Karl Seglem Quartet

Biography Karl Seglem Quartet

With his 25th album, Karl Seglem presents us with an amazing jazz record in a class all its own. Serenely, yet bursting with energy, the Norwegian composer/saxophonist‘s quartet gets down to work here. In January, Karl Seglem made a brilliant recording of a medieval ballad with singer Berit Opheim Versto. The mystical atmosphere he created there on a bukkehorn (ram’s horn) is now celebrated on the tenor sax, and folk gives way to jazz. The Norwegian origins remain present, experiencing a musical renaissance in this acoustic jazz quartet’s interpretations. The album‘s titel, norsk jazz no (Norwegian jazz now), already hints at the tongue-in-cheek humor that can easily be heard in these compositions. Karl Seglem is a musician who simply cannot be pigeonholed - and with the titel alone making such a statement, it is inevitable that the somewhat bewildered question should arise: Is this contemporary Norwegian jazz? The answer is irrelevant, and even amuses Seglem:“ As long as people keep wondering about it, the music lives, and maybe it can expand our ‚inner space‘.“ With the Eple Trio, the saxophonist born in 1961 got significantly younger musicians into the studio for norsk jazz no. Andreas Ulvo (1983) on the piano, Sigurd Hole (1981) on the bass and Jonas Howden Sjøvaag (1978) on drums are all not only excellent instrumentalists, but exactly the right people for this project. Starting with the „Portugal Song“ the four musicians develop a level of suspense that is relentlessly maintained til the last strains of „Sein Song“.

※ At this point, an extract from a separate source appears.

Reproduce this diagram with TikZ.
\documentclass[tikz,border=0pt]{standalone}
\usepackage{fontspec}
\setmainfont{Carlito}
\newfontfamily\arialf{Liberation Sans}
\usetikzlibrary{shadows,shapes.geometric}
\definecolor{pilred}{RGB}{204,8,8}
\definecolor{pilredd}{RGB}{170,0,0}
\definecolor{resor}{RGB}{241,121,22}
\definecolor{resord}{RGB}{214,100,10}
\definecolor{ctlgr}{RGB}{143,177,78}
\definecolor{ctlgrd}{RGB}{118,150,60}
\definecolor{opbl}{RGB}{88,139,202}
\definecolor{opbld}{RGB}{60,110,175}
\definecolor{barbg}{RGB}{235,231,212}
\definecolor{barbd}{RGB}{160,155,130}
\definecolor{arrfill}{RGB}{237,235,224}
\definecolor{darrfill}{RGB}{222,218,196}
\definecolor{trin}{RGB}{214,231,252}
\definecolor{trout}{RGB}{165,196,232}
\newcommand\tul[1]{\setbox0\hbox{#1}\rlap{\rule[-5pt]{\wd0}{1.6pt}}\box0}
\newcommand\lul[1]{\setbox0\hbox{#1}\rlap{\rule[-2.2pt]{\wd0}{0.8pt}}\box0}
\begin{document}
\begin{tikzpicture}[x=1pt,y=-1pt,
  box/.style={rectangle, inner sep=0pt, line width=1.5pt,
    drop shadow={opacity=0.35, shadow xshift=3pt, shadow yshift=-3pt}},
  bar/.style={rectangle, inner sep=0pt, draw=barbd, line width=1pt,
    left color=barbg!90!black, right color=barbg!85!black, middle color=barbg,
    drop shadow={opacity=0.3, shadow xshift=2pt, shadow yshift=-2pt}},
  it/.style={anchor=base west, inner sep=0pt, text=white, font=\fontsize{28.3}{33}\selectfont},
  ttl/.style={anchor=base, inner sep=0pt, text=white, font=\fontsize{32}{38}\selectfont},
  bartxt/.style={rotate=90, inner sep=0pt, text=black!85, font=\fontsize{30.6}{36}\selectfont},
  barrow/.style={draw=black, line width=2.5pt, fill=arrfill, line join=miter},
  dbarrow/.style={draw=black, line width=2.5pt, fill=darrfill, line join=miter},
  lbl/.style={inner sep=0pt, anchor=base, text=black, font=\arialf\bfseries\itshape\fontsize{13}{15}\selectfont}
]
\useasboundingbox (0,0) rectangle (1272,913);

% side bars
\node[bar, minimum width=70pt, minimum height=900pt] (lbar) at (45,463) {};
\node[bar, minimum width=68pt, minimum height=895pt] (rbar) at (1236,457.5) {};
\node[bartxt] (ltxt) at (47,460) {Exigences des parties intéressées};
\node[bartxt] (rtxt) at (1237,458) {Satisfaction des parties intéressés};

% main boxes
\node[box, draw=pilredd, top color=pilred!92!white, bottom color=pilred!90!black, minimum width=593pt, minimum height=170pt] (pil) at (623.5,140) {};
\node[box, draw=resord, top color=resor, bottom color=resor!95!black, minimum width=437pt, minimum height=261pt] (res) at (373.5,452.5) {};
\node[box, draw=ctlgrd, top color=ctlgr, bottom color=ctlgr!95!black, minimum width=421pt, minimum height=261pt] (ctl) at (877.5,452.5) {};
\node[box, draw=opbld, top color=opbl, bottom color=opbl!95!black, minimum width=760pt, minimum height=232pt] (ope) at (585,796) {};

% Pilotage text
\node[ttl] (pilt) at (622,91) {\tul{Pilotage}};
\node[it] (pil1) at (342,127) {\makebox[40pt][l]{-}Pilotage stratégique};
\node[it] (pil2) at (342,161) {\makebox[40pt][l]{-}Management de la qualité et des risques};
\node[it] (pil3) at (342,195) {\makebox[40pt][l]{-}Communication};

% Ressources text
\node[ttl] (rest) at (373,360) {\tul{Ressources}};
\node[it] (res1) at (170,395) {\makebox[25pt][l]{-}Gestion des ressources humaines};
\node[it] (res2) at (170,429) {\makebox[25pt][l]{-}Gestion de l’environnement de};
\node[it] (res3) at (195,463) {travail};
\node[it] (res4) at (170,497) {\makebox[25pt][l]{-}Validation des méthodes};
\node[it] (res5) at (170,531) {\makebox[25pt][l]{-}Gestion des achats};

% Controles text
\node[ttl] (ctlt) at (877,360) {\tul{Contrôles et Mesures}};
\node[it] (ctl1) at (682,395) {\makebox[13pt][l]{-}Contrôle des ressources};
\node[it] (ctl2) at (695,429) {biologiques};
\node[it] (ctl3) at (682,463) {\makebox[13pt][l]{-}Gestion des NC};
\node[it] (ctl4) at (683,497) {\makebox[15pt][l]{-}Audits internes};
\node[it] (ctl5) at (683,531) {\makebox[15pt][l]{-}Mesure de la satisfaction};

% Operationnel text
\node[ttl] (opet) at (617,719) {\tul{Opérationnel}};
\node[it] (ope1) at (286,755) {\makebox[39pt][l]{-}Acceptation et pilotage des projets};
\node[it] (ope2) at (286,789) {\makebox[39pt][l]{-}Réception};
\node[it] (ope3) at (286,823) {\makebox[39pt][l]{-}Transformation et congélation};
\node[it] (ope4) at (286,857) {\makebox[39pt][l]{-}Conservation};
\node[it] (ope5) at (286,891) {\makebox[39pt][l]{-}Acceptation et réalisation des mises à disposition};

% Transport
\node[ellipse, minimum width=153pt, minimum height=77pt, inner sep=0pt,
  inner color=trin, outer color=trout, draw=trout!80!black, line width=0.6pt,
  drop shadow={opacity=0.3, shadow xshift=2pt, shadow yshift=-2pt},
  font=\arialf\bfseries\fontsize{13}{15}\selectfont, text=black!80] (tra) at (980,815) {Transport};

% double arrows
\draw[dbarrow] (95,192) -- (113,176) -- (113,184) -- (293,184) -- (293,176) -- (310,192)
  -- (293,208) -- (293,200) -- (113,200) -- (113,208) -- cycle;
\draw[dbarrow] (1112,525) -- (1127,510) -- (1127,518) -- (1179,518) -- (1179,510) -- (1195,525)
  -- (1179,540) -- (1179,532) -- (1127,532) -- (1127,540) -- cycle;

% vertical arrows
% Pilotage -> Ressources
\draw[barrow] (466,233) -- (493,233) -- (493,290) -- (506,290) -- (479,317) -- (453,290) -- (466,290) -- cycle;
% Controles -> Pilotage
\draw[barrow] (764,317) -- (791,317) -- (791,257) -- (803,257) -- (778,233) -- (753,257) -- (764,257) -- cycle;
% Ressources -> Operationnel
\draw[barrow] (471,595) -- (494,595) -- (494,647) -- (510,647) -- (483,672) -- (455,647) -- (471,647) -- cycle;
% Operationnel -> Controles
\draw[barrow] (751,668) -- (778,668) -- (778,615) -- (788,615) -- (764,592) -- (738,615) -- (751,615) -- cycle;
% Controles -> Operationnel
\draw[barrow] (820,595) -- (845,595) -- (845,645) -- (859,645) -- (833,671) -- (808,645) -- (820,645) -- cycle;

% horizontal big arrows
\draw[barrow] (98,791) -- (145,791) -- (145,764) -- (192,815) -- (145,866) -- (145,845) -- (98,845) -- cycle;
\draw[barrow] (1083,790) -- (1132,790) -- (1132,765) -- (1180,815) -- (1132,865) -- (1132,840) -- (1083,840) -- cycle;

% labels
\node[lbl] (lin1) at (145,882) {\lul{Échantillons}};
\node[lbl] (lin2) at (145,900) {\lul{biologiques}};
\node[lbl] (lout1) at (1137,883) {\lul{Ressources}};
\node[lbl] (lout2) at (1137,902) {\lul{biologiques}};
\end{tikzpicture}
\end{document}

When the last notes have faded away and you more or less get back to „the real world“, the sound of this CD still has a grip on you. All seven songs on the album are carried by an overwhelming mood of dreaminess, and the phantasmagoric music they create here is performed by the four Scandinavians with an ease that simply fascinates its listeners. The way the quartet builds up the suspense on Stengde Dører, for example, is captivating and liberating at the same time.

Karl Seglem, together with the Eple Trio, has managed to put together a homogeneous selection of music that has its roots in classical jazz, represents contemporary jazz in the very best of spirits, and points to the future in a big way - this music will not have lost an iota of its fascination in many years to come.